Town Council approves $620K bonding resolution

By Kait Shea

An underground storage tank removal and replacement project was once again a hot topic at Monday’s Town Council meeting. Ultimately, the body approved a resolution to bond $620,000 for the project.

At the Nov. 24 Town Council meeting, Director of Public Works Chris Nowacki explained to the body that his department has been working on project proposals with Fuss & O’Neill, a civil and environmental engineering consulting firm, for several months. Together, the groups have evaluated conditions, completed testings to verify materials in the ground around the storage tanks, inspected monitoring systems, produced a summary, and completed Department of Energy and Environmental Protection (DEEP) notifications, Nowacki said. Based on project analyses, it is believed the town is now prepared to take on the project — a five-year, all-inclusive removal plan that involves the elimination of 11 underground storage tanks, he said. The project has come to the forefront, Nowacki added, because a number of underground storage tanks (USTs) in town are reaching the end of their 30-year life expectancy.
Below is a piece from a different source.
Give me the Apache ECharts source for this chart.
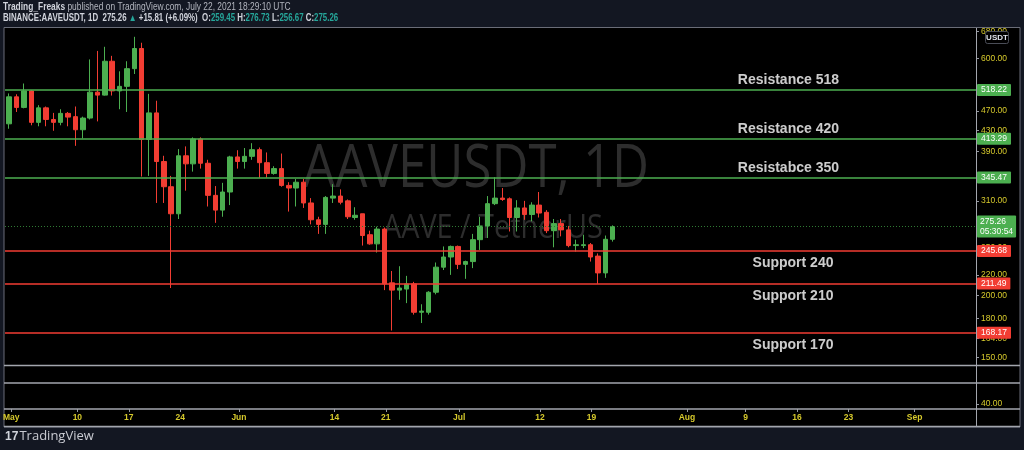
<!DOCTYPE html>
<html><head><meta charset="utf-8">
<script src="https://cdn.jsdelivr.net/npm/echarts@6/dist/echarts.min.js"></script>
<style>html,body{margin:0;padding:0;background:#131722;}#c{width:1024px;height:450px;}</style>
</head><body><div id="c"></div>
<script>
// ---- data (daily candles, BINANCE:AAVEUSDT 1D) ----
const dates = ['2021-05-01','2021-05-02','2021-05-03','2021-05-04','2021-05-05','2021-05-06','2021-05-07','2021-05-08','2021-05-09','2021-05-10',
'2021-05-11','2021-05-12','2021-05-13','2021-05-14','2021-05-15','2021-05-16','2021-05-17','2021-05-18','2021-05-19','2021-05-20',
'2021-05-21','2021-05-22','2021-05-23','2021-05-24','2021-05-25','2021-05-26','2021-05-27','2021-05-28','2021-05-29','2021-05-30',
'2021-05-31','2021-06-01','2021-06-02','2021-06-03','2021-06-04','2021-06-05','2021-06-06','2021-06-07','2021-06-08','2021-06-09',
'2021-06-10','2021-06-11','2021-06-12','2021-06-13','2021-06-14','2021-06-15','2021-06-16','2021-06-17','2021-06-18','2021-06-19',
'2021-06-20','2021-06-21','2021-06-22','2021-06-23','2021-06-24','2021-06-25','2021-06-26','2021-06-27','2021-06-28','2021-06-29',
'2021-06-30','2021-07-01','2021-07-02','2021-07-03','2021-07-04','2021-07-05','2021-07-06','2021-07-07','2021-07-08','2021-07-09',
'2021-07-10','2021-07-11','2021-07-12','2021-07-13','2021-07-14','2021-07-15','2021-07-16','2021-07-17','2021-07-18','2021-07-19',
'2021-07-20','2021-07-21','2021-07-22'];
const opens = [443,502,478,516,446,477,452,446,465,458, 431,455,513,506,592,516,527,572,628,412, 466,372,331,292,382,368,413,369,318,297,
323,380,372,381,393,370,352,360,333,329, 338,307,284,278,314,317,310,287,292,265, 254,272,212,205,206,211,185,185,203,228,
239,251,231,234,259,276,306,314,313,287, 300,291,304,294,270,279,271,252,252,253, 240,222,259.45];
const closes = [502,478,516,446,477,452,446,465,457,431, 455,513,506,592,516,527,572,628,412,466, 372,331,292,382,368,413,369,318,297,323,
380,372,381,393,370,352,360,333,329,338, 307,284,278,315,317,308,288,290,264,254, 272,211,205,207,211,185,186,203,228,239,
251,231,234,259,276,306,314,312,287,300, 291,304,293,270,279,271,252,253,253,239, 222,259.45,275.26];
const highs = [510,508,534,518,483,480,466,474,468,480, 458,597,621,633,607,565,592,663,645,509, 493,382,348,394,399,416,416,375,332,337,
382,392,396,405,397,388,364,386,338,343, 343,314,288,317,335,327,312,301,292,270, 275,274,224,229,219,213,192,204,233,251,
252,252,235,266,288,317,346,329,315,311, 310,308,323,297,285,285,276,259,265,255, 243,264,276.73];
const lows = [433,468,476,440,438,438,429,440,438,400, 414,452,448,505,505,474,468,558,347,348, 307,307,207,285,325,355,360,302,280,288,
304,360,360,375,345,345,350,331,295,302, 300,278,266,266,307,305,285,284,252,253, 244,205,170,196,193,183,176,183,201,225,
220,226,216,227,247,261,304,310,269,269, 284,282,287,267,250,263,250,245,249,234, 211,217,256.67];

const resistanceLevels = [518.22, 413.29, 345.47];
const supportLevels = [245.68, 211.49, 168.17];
const annotationTexts = ['Resistance 518','Resistance 420','Resistabce 350','Support 240','Support 210','Support 170'];
const annotationValues = [518.22, 413.29, 345.47, 245.68, 211.49, 168.17];
const annotationDates = ['2021-08-08','2021-08-08','2021-08-08','2021-08-10','2021-08-10','2021-08-10'];
const lastPrice = 275.26;
const countdown = '05:30:54';
const priceTicks = [680,600,470,430,390,310,250,220,200,180,164,150];
const lowerPaneTicks = [40];
const timeTicks = ['2021-05-01','2021-05-10','2021-05-17','2021-05-24','2021-06-01','2021-06-14','2021-06-21','2021-07-01',
'2021-07-12','2021-07-19','2021-08-01','2021-08-09','2021-08-16','2021-08-23','2021-09-01'];
const monthNames = ['Jan','Feb','Mar','Apr','May','Jun','Jul','Aug','Sep','Oct','Nov','Dec'];

// ---- helpers ----
const t = s => { const p = s.split('-').map(Number); return Date.UTC(p[0], p[1]-1, p[2]); };
const DAY = 86400000;
const xMin = t('2021-05-01') - 0.57 * DAY;
const xMax = t('2021-05-01') + 131.36 * DAY;
const GREEN = '#4caf50', RED = '#f23d33';
const YEL = '#d6c92c';

const candleData = dates.map((d, i) => [t(d), opens[i], closes[i], lows[i], highs[i]]);
const timeLabel = v => { const d = new Date(v); return d.getUTCDate() === 1 ? monthNames[d.getUTCMonth()] : String(d.getUTCDate()); };

const levelLines = [
  ...resistanceLevels.map(v => ({ yAxis: v, lineStyle: { color: GREEN, width: 1.5, type: 'solid' }, label: { backgroundColor: GREEN } })),
  ...supportLevels.map(v => ({ yAxis: v, lineStyle: { color: RED, width: 1.5, type: 'solid' }, label: { backgroundColor: RED } })),
  { yAxis: lastPrice, lineStyle: { color: '#2f7a33', width: 1, type: [1, 2] },
    label: { backgroundColor: GREEN, formatter: lastPrice.toFixed(2) + '\n' + countdown, lineHeight: 10, padding: [1, 3, 1, 3] } }
];

const chart = echarts.init(document.getElementById('c'), null, { renderer: 'canvas' });
chart.setOption({
  backgroundColor: '#131722',
  animation: false,
  grid: [
    { left: 5, top: 28, width: 971, height: 337 },
    { left: 5, top: 383, width: 971, height: 26 }
  ],
  xAxis: [
    { type: 'value', gridIndex: 0, min: xMin, max: xMax, show: false, splitLine: { show: false } },
    { type: 'value', gridIndex: 1, min: xMin, max: xMax, position: 'bottom',
      axisLine: { show: false }, splitLine: { show: false },
      axisTick: { show: true, length: 3, lineStyle: { color: '#9598a1' }, customValues: timeTicks.map(t) },
      axisLabel: { color: YEL, fontSize: 8.5, fontWeight: 'bold', fontFamily: 'Liberation Sans', margin: 4,
        customValues: timeTicks.map(t), formatter: timeLabel, hideOverlap: false } }
  ],
  yAxis: [
    { type: 'log', logBase: 10, gridIndex: 0, position: 'right', min: 144.9, max: 690.6,
      axisLine: { show: false }, splitLine: { show: false },
      axisTick: { show: true, length: 3, lineStyle: { color: '#9598a1' }, customValues: priceTicks },
      axisLabel: { color: YEL, fontSize: 8.5, fontFamily: 'Liberation Sans', margin: 5, customValues: priceTicks,
        formatter: v => Number(v).toFixed(2) } },
    { type: 'value', gridIndex: 1, position: 'right', min: 30, max: 80,
      axisLine: { show: false }, splitLine: { show: false },
      axisTick: { show: true, length: 3, lineStyle: { color: '#9598a1' }, customValues: lowerPaneTicks },
      axisLabel: { color: YEL, fontSize: 8.5, fontFamily: 'Liberation Sans', margin: 5, customValues: lowerPaneTicks,
        formatter: v => Number(v).toFixed(2) } }
  ],
  graphic: [
    { type: 'rect', z: -100, shape: { x: 4, y: 27.5, width: 1016, height: 399.5 },
      style: { fill: '#000', stroke: '#6a6d78', lineWidth: 1 } },
    { type: 'line', z: 100, shape: { x1: 4, y1: 365.5, x2: 1020, y2: 365.5 }, style: { stroke: '#a3a6ae', lineWidth: 1.5 } },
    { type: 'line', z: 100, shape: { x1: 4, y1: 383, x2: 1020, y2: 383 }, style: { stroke: '#a3a6ae', lineWidth: 1.5 } },
    { type: 'line', z: 100, shape: { x1: 4, y1: 409, x2: 1020, y2: 409 }, style: { stroke: '#a3a6ae', lineWidth: 1.5 } },
    { type: 'line', z: 100, shape: { x1: 4, y1: 426.5, x2: 1020, y2: 426.5 }, style: { stroke: '#a3a6ae', lineWidth: 1.5 } },
    { type: 'line', z: 100, shape: { x1: 976.5, y1: 28, x2: 976.5, y2: 427 }, style: { stroke: '#a3a6ae', lineWidth: 1 } },
    { type: 'text', z: -50, x: 303, y: 140, scaleX: 0.85, style: { text: 'AAVEUSDT, 1D', fill: '#2d2d2d', font: '60px "Open Sans"' } },
    { type: 'text', z: -50, x: 383, y: 213, scaleX: 0.9, style: { text: 'AAVE / TetherUS', fill: '#2d2d2d', font: '32px "Open Sans"' } },
    { type: 'rect', z: 200, shape: { x: 985.5, y: 31.5, width: 23, height: 12, r: 2 },
      style: { fill: '#000', stroke: '#4a4d57', lineWidth: 1 } },
    { type: 'text', z: 201, x: 997, y: 37.5, style: { text: 'USDT', fill: '#e0e3eb', font: 'bold 8px "Liberation Sans"', align: 'center', verticalAlign: 'middle' } },
    { type: 'text', z: 10, x: 3, y: 2, scaleX: 0.84, style: {
      text: '{b|Trading_Freaks} published on TradingView.com, July 22, 2021 18:29:10 UTC',
      fill: '#b2b5be', font: '10px "Liberation Sans"',
      rich: { b: { fill: '#d1d4dc', font: 'bold 10px "Liberation Sans"' } } } },
    { type: 'text', z: 10, x: 3, y: 13, scaleX: 0.79, style: {
      text: '{w|BINANCE:AAVEUSDT, 1D  275.26 }{g|▲}{w| +15.81 (+6.09%)  O:}{g|259.45}{w| H:}{g|276.73}{w| L:}{g|256.67}{w| C:}{g|275.26}',
      font: 'bold 10px "Liberation Sans"',
      rich: { w: { fill: '#d1d4dc', font: 'bold 10px "Liberation Sans"' }, g: { fill: '#26a69a', font: 'bold 10px "Liberation Sans"' } } } },
    { type: 'text', z: 10, x: 5, y: 430, style: {
      text: '{l|17}{s| }{t|TradingView}',
      rich: { l: { fill: '#d1d4dc', font: 'bold 12px "Liberation Sans"' }, s: { font: '4px sans-serif' }, t: { fill: '#c9cbd2', font: '13px "Open Sans"' } } } }
  ],
  series: [
    { type: 'candlestick', xAxisIndex: 0, yAxisIndex: 0, barWidth: 5,
      data: candleData,
      itemStyle: { color: GREEN, color0: RED, borderColor: GREEN, borderColor0: RED, borderWidth: 1 },
      markLine: { symbol: 'none', silent: true, animation: false,
        label: { show: true, position: 'end', distance: 1, color: '#fff', fontSize: 8.5, fontFamily: 'Liberation Sans',
          padding: [2, 4, 1, 4], borderRadius: 1, formatter: p => Number(p.value).toFixed(2) },
        data: levelLines } },
    { type: 'scatter', xAxisIndex: 0, yAxisIndex: 0, symbolSize: 1, silent: true,
      itemStyle: { color: 'rgba(0,0,0,0)' },
      data: annotationTexts.map((s, i) => ({ value: [t(annotationDates[i]), annotationValues[i]],
        label: { position: i < 3 ? 'top' : 'bottom', distance: i < 3 ? 2 : 5 } })),
      label: { show: true, align: 'left', color: '#ffffff', fontSize: 14, fontWeight: 'bold', fontFamily: 'Liberation Sans',
        formatter: p => annotationTexts[p.dataIndex] } }
  ]
});
</script></body></html>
Following discussions with Nowacki and a presentation made by Fuss & O’Neill at the Nov. 24 meeting, Town Council members had a number of questions, which prompted a subcommittee — including both Town Council and Board of Finance members — to delve further into the specifics of the project, which is a state contract.

At Monday’s meeting, Town Council member Kevin Reid, who serves on the subcommittee, said the group requested clarification on key issues, including the project’s contingency rate and the lack of a bidding process before Fuss & O’Neill was selected as the contractor.

According to Reid, Fuss & O’Neill conducted a pressure test on the underground storage tanks. Results showed that the tanks had not lost pressure, thereby indicating a low probability of discovering soil contamination during the course of the project. Accordingly, Reid said, the subcommittee set a 30% contingency rate — or about $166,000 — for backup funds in the event that the project required further work from the contractor.